Self-Assembly Behavior of Sugar-Based Block Copolymers in the Complex Phase Window Modulated by Molecular Architecture and Configuration

Sugar-based block copolymers (BCPs) have emerged as a class of green material capable of self-assembling into ordered structures with sub-10 nm feature size in the oligomeric regime. Here, we reveal the strong effects of molecular architecture and configuration on the self-assembly behavior of the monodisperse maltose (Glc2)-solanesol (Sol) BCPs bearing linear and A2B2 miktoarm star architectures in the complex phase window. Double gyroid (DG) and hexagonal perforated layer (HPL) with ABC stacking of the perforation were observed with strong architectural effects on their order-order transition (OOT) behavior.
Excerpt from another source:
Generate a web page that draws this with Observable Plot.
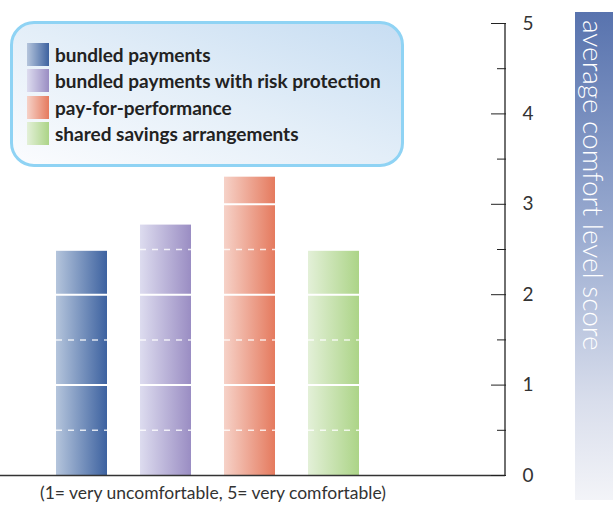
<!DOCTYPE html>
<html><head><meta charset="utf-8">
<script src="https://cdn.jsdelivr.net/npm/d3@7"></script>
<script src="https://cdn.jsdelivr.net/npm/@observablehq/plot@0.6"></script>
<style>
body{margin:0;background:#fff;}
#wrap{position:relative;width:613px;height:506px;overflow:hidden;font-family:Lato,"DejaVu Sans",sans-serif;}
#wrap svg{position:absolute;left:0;top:0;}
#legend{position:absolute;left:10px;top:21px;width:394px;height:146px;box-sizing:border-box;border:3px solid #8fd3f4;border-radius:24px;
 background:linear-gradient(20deg,#fbfcfe 0%,#e3eef8 50%,#c7ddf2 100%);}
.row{position:absolute;left:14px;height:23px;display:flex;align-items:center;}
.sw{width:22px;height:23px;margin-right:6px;flex:none;}
.lt{font-weight:700;font-size:19px;color:#222;white-space:nowrap;}
#ylab{position:absolute;left:575px;top:12px;width:38px;height:488px;background:linear-gradient(to bottom,#5873ae 0%,#9aabd0 45%,#d9deec 80%,#f3f4f8 100%);}
#ylab span{position:absolute;left:0;top:8px;width:38px;writing-mode:vertical-rl;color:#fff;font-weight:300;font-size:28px;line-height:38px;white-space:nowrap;}
#cap{position:absolute;left:0;width:426px;top:482px;text-align:center;font-size:17.5px;color:#333;font-weight:400;}
</style></head><body><div id="wrap"></div>
<script>
const categories = ["bundled payments","bundled payments with risk protection","pay-for-performance","shared savings arrangements"];
const scores = [2.48, 2.77, 3.30, 2.48];
const majorTicks = [0,1,2,3,4,5];
const minorTicks = [0.5,1.5,2.5,3.5,4.5];
const solidLevels = [1,2,3,4];
const dashedLevels = [0.5,1.5,2.5,3.5];
const gradLeft = ["#b5c5dc","#dddcef","#f6d2c8","#e3f0d8"];
const gradRight = ["#3d62a0","#9a8dc3","#e57a5e","#acd487"];
const yLabel = "average comfort level score";
const caption = "(1= very uncomfortable, 5= very comfortable)";

const bars = categories.map((c,i)=>({category:c, score:scores[i]}));
const solid = bars.flatMap(b=>solidLevels.filter(v=>v<b.score).map(v=>({category:b.category, v})));
const dashed = bars.flatMap(b=>dashedLevels.filter(v=>v<b.score).map(v=>({category:b.category, v})));

function axisLine(index, scales, values, dims) {
  const x = dims.width - dims.marginRight;
  const l = document.createElementNS("http://www.w3.org/2000/svg","line");
  l.setAttribute("x1", x); l.setAttribute("x2", x);
  l.setAttribute("y1", dims.marginTop); l.setAttribute("y2", dims.height - dims.marginBottom);
  l.setAttribute("stroke", "#222"); l.setAttribute("stroke-width", "1.3");
  return l;
}

const svg = Plot.plot({
  width:613, height:506, marginLeft:0, marginRight:108, marginTop:23, marginBottom:31,
  style:{fontFamily:"Lato, 'DejaVu Sans', sans-serif", background:"transparent"},
  x:{domain:categories, range:[21.7,392.3], padding:0.395, axis:null},
  y:{domain:[0,5], axis:null},
  color:{domain:categories, range:categories.map((c,i)=>`url(#grad${i})`)},
  marks:[
    Plot.barY(bars,{x:"category", y:"score", fill:"category"}),
    Plot.tickY(solid,{x:"category", y:"v", stroke:"white", strokeWidth:2}),
    Plot.tickY(dashed,{x:"category", y:"v", stroke:"white", strokeWidth:1.5, strokeDasharray:"6,6", strokeOpacity:0.8}),
    Plot.ruleY([0],{stroke:"#333", strokeWidth:1.5}),
    Plot.axisY(majorTicks,{anchor:"right", tickSize:15, dx:-15, tickFormat:()=>"", stroke:"#222"}),
    Plot.axisY(minorTicks,{anchor:"right", tickSize:9, dx:-9, tickFormat:()=>"", stroke:"#222"}),
    Plot.axisY(majorTicks,{anchor:"right", tickSize:0, tickPadding:17, fill:"#333", fontSize:19, fontWeight:400, tickFormat:d=>String(d)}),
    axisLine
  ]
});

const defs = d3.select(svg).insert("defs",":first-child");
categories.forEach((c,i)=>{
  const g = defs.append("linearGradient").attr("id",`grad${i}`).attr("x1","0").attr("x2","1").attr("y1","0").attr("y2","0");
  g.append("stop").attr("offset","0").attr("stop-color",gradLeft[i]);
  g.append("stop").attr("offset","1").attr("stop-color",gradRight[i]);
});

const wrap = document.getElementById("wrap");
wrap.appendChild(svg);

const legend = document.createElement("div");
legend.id = "legend";
categories.forEach((c,i)=>{
  const row = document.createElement("div");
  row.className = "row";
  row.style.top = (19 + i*26.3) + "px";
  const sw = document.createElement("div");
  sw.className = "sw";
  sw.style.background = `linear-gradient(to right, ${gradLeft[i]}, ${gradRight[i]})`;
  const t = document.createElement("span");
  t.className = "lt";
  t.textContent = c;
  row.appendChild(sw); row.appendChild(t);
  legend.appendChild(row);
});
wrap.appendChild(legend);

const yl = document.createElement("div");
yl.id = "ylab";
const ys = document.createElement("span");
ys.textContent = yLabel;
yl.appendChild(ys);
wrap.appendChild(yl);

const cap = document.createElement("div");
cap.id = "cap";
cap.textContent = caption;
wrap.appendChild(cap);
</script></body></html>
The oligomeric nature of the miktoarm star BCP amplified the role of the configuration prescribed by the substituted positions of the block chains at the benzene core. The trans configuration set by the 1,4-substitution of the two Glc2 blocks at the core exerted a stronger steric hindrance to the formation of hydrogen bonding of Glc moiety than the cis configuration prescribed by the 1,3-substitution. The more effective formation of hydrogen bonding in the cis-star BCP led to a stronger resistance against the bending of the sugar domain interface and hence narrowed down the window of the higher-curvature morphology. The HPL-to-DG transition was intervened by the Fddd phase in the trans-star copolymer, which was attributed to the larger asymmetry in the unit cell dimensions of the hexagonal unit cell of HPL phase.